## START Material

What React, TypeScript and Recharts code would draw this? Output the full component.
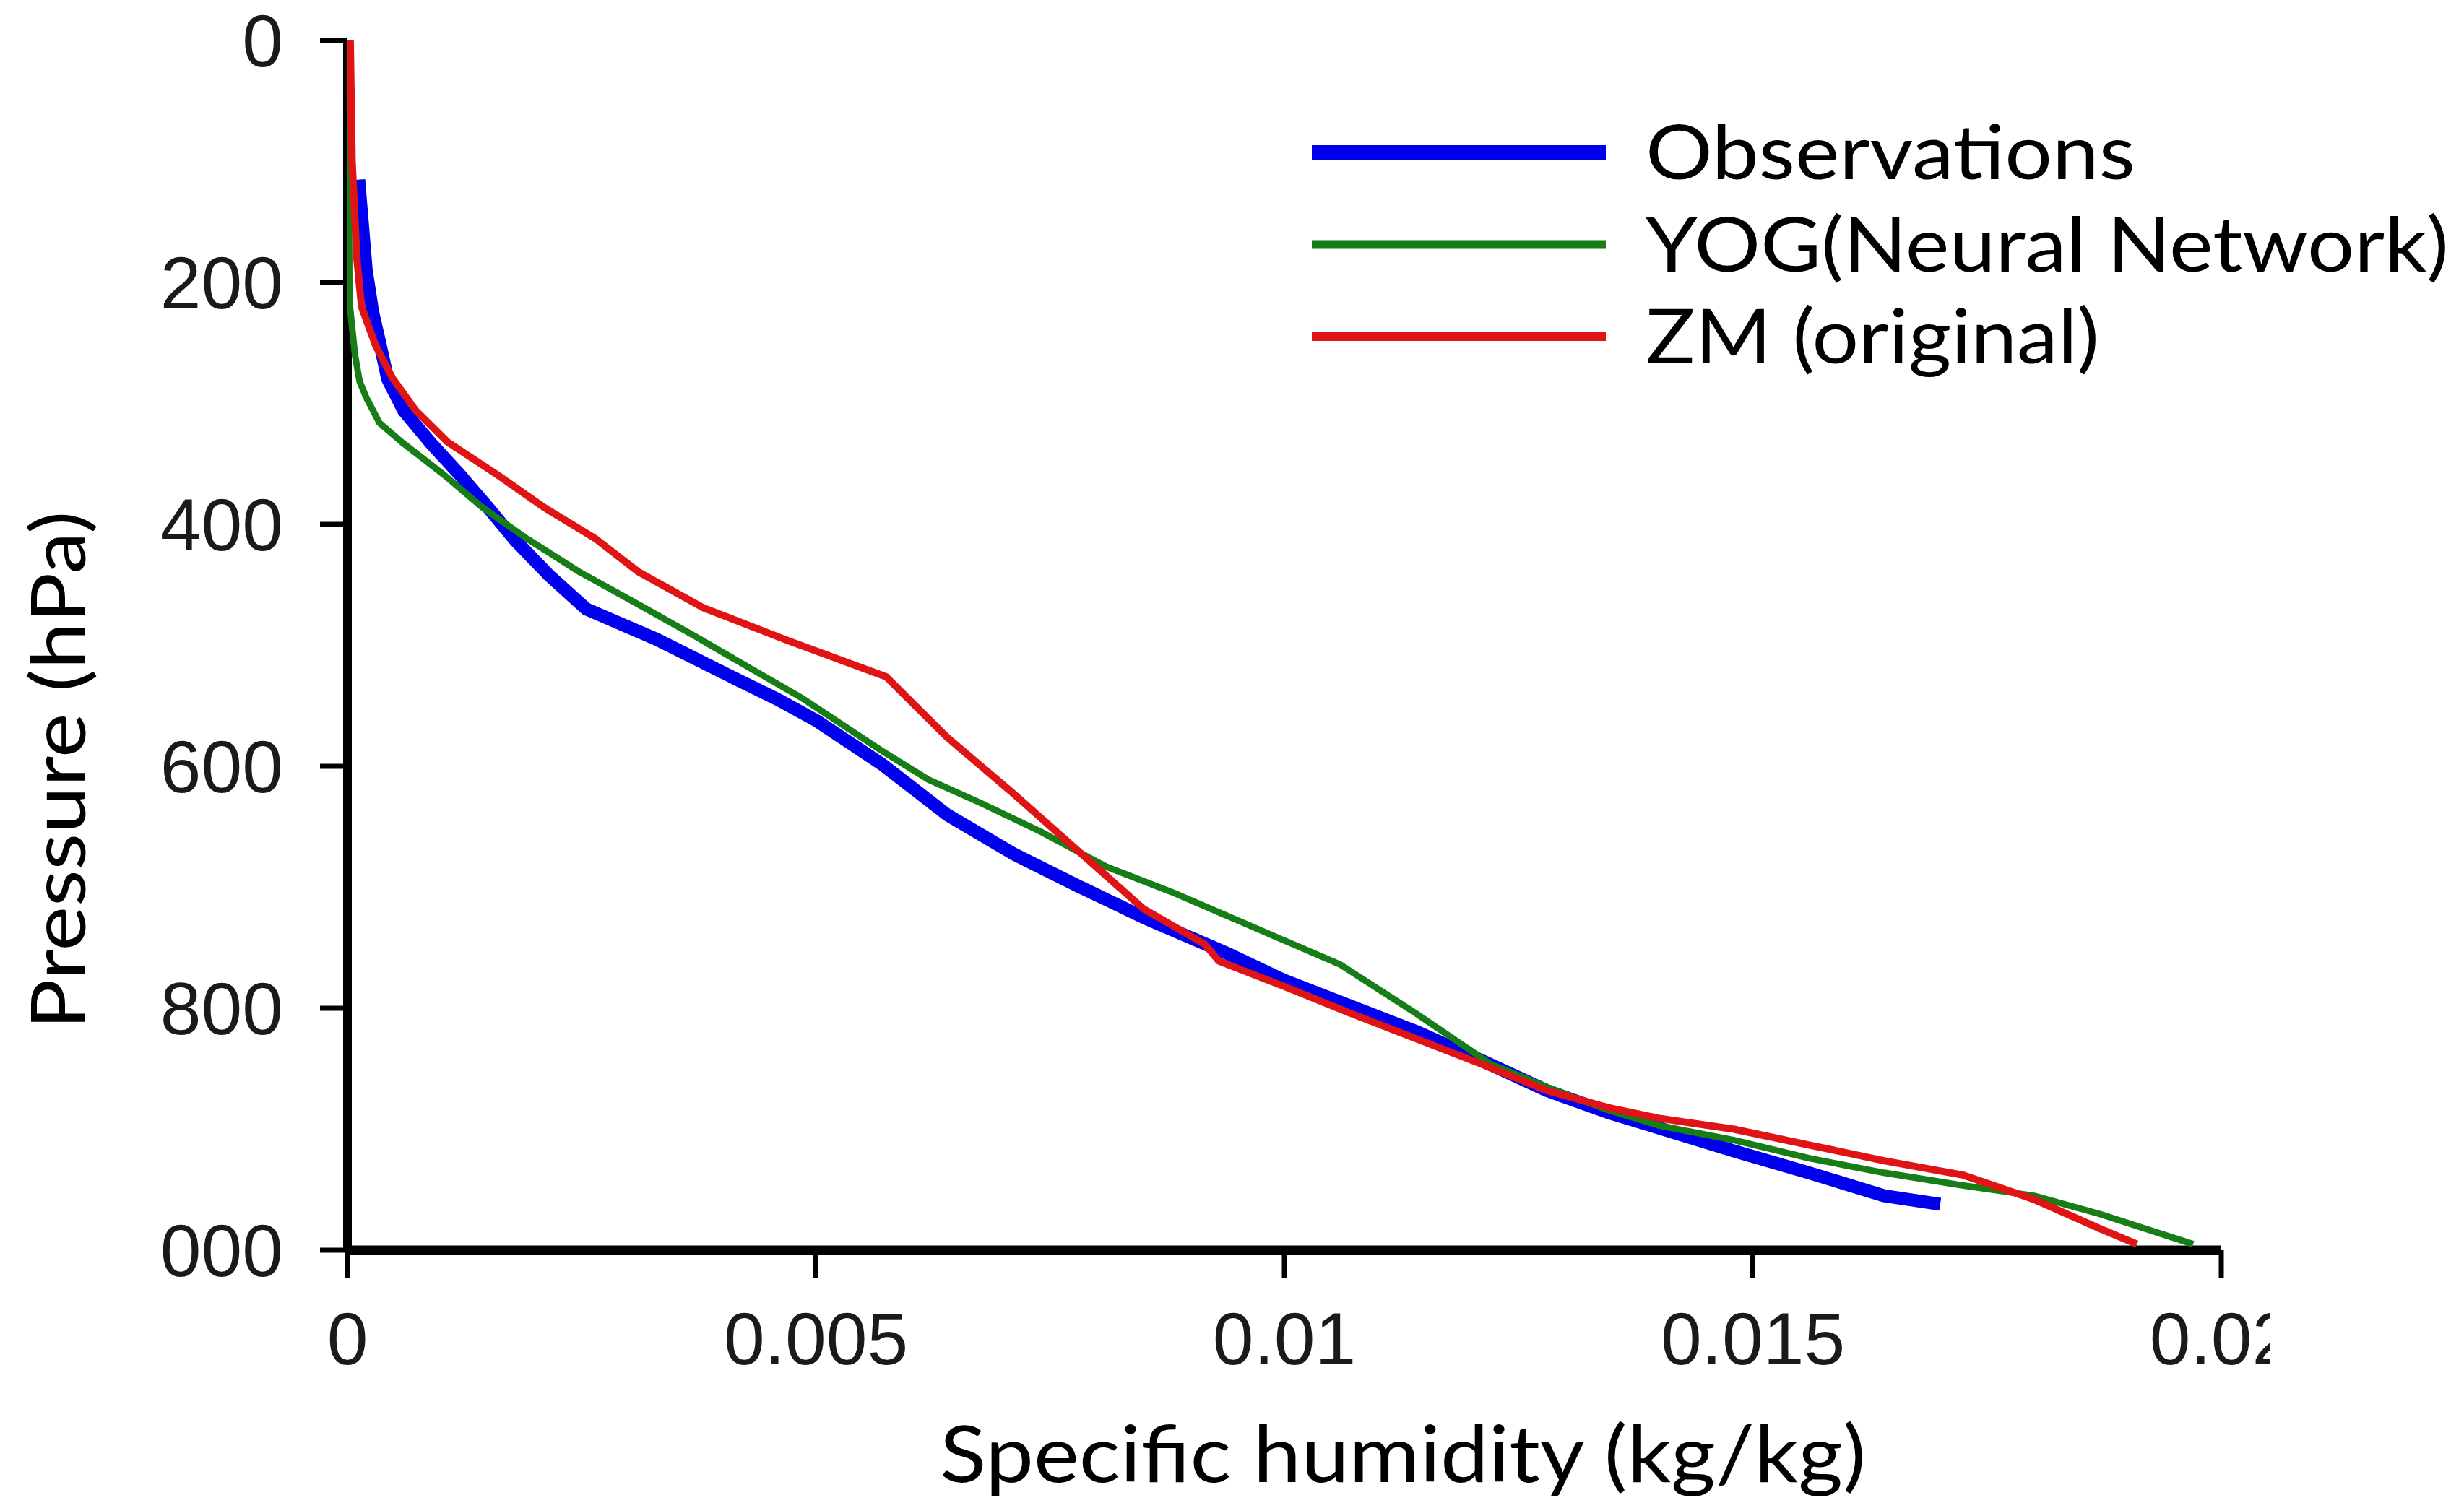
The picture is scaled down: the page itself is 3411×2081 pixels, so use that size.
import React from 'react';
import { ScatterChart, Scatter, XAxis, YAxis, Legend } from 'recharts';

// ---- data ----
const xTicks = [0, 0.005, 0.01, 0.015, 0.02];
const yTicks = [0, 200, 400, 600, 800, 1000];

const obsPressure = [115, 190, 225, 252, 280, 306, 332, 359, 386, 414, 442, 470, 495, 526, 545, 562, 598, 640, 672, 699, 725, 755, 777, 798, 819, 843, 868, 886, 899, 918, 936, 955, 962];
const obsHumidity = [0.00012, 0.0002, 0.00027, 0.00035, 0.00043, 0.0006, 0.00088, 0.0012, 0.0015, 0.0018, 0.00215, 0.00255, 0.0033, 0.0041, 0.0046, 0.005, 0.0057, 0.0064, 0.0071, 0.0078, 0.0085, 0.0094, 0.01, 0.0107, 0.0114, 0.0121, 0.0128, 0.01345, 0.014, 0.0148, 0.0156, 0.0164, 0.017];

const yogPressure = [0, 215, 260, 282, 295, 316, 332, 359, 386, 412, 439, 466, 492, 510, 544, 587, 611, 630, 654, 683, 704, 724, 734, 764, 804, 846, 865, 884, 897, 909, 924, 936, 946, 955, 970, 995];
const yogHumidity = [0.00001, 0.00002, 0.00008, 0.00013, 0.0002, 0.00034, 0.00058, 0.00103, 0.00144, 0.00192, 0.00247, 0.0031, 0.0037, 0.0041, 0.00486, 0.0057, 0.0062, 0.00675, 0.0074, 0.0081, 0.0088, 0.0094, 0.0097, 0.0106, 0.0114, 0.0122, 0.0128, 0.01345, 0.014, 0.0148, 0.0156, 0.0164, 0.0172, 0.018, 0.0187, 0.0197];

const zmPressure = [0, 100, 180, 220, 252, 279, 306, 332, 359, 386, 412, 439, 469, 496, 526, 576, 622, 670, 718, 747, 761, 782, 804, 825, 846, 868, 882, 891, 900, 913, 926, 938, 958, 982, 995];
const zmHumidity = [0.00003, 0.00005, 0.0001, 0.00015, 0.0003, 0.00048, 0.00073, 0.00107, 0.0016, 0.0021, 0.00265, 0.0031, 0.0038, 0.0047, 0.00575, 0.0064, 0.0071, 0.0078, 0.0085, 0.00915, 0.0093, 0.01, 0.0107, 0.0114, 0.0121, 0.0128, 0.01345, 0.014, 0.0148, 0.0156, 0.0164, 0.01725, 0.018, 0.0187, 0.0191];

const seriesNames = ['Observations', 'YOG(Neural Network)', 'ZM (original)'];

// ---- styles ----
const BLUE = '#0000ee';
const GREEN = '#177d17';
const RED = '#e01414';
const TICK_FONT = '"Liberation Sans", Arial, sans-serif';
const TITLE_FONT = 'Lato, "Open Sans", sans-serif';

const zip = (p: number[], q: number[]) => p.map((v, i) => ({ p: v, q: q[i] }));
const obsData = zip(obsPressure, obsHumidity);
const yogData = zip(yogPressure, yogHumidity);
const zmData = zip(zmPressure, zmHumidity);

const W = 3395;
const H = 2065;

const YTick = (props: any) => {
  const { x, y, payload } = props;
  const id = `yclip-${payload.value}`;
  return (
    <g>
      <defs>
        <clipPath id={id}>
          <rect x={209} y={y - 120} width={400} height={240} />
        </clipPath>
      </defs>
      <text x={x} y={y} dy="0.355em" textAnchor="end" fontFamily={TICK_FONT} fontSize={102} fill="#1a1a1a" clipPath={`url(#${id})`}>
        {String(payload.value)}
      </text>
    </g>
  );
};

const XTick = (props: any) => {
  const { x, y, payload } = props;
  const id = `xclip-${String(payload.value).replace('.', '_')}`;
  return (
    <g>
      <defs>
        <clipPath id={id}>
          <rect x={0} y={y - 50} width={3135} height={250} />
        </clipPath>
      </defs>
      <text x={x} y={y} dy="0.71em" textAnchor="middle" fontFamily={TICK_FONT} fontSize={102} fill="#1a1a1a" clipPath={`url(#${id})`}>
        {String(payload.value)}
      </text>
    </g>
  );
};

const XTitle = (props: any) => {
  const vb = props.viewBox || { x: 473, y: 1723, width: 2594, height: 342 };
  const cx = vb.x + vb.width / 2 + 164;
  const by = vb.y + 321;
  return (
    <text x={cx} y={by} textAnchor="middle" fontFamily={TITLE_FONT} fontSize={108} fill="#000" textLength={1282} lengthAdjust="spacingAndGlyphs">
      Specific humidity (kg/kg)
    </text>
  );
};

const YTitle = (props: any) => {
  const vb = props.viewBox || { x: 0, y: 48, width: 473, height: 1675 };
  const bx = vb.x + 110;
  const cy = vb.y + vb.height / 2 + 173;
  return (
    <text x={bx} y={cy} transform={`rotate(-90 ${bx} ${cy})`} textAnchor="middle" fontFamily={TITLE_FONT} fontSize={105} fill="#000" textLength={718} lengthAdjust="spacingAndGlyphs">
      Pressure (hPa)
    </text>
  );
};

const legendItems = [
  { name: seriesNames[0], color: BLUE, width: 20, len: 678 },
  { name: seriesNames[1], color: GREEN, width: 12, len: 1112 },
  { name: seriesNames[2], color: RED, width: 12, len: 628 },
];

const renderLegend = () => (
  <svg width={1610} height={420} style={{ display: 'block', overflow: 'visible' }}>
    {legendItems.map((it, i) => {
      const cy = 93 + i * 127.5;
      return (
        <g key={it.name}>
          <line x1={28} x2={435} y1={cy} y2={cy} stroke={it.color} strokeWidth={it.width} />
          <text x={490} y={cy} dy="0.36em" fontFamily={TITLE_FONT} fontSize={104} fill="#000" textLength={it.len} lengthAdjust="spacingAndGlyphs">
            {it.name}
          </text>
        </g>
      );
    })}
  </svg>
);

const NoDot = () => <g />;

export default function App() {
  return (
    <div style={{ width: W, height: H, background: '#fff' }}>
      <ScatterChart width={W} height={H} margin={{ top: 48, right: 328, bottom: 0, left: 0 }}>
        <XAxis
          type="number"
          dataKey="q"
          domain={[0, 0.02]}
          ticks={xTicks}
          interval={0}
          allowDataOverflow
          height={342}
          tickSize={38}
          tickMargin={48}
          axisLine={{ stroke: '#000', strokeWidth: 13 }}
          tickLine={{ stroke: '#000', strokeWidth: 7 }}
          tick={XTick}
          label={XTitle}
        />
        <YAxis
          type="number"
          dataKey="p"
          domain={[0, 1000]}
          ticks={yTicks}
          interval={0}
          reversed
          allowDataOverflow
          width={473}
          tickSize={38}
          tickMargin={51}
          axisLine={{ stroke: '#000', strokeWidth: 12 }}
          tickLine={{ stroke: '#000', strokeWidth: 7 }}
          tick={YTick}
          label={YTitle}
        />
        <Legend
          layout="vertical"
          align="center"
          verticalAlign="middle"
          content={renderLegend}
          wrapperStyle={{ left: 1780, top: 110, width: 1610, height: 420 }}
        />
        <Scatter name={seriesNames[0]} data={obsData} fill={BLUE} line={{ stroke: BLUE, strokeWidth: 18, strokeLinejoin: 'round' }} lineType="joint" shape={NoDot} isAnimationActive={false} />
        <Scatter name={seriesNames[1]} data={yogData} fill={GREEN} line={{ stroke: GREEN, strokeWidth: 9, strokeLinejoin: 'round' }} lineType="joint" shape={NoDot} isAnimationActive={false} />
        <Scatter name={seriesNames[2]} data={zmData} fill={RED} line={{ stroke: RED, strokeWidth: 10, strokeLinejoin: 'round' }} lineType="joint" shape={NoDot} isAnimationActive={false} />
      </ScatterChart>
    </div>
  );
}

## END Material

◆ Exercise task ◆
Begin at the first line of the material and copy each line exactly through the one containing "const yTicks = [0, 200, 400, 600, 800, 1000];". Omit pictures.

◆ Task response ◆
What React, TypeScript and Recharts code would draw this? Output the full component.
The picture is scaled down: the page itself is 3411×2081 pixels, so use that size.
import React from 'react';
import { ScatterChart, Scatter, XAxis, YAxis, Legend } from 'recharts';

// ---- data ----
const xTicks = [0, 0.005, 0.01, 0.015, 0.02];
const yTicks = [0, 200, 400, 600, 800, 1000];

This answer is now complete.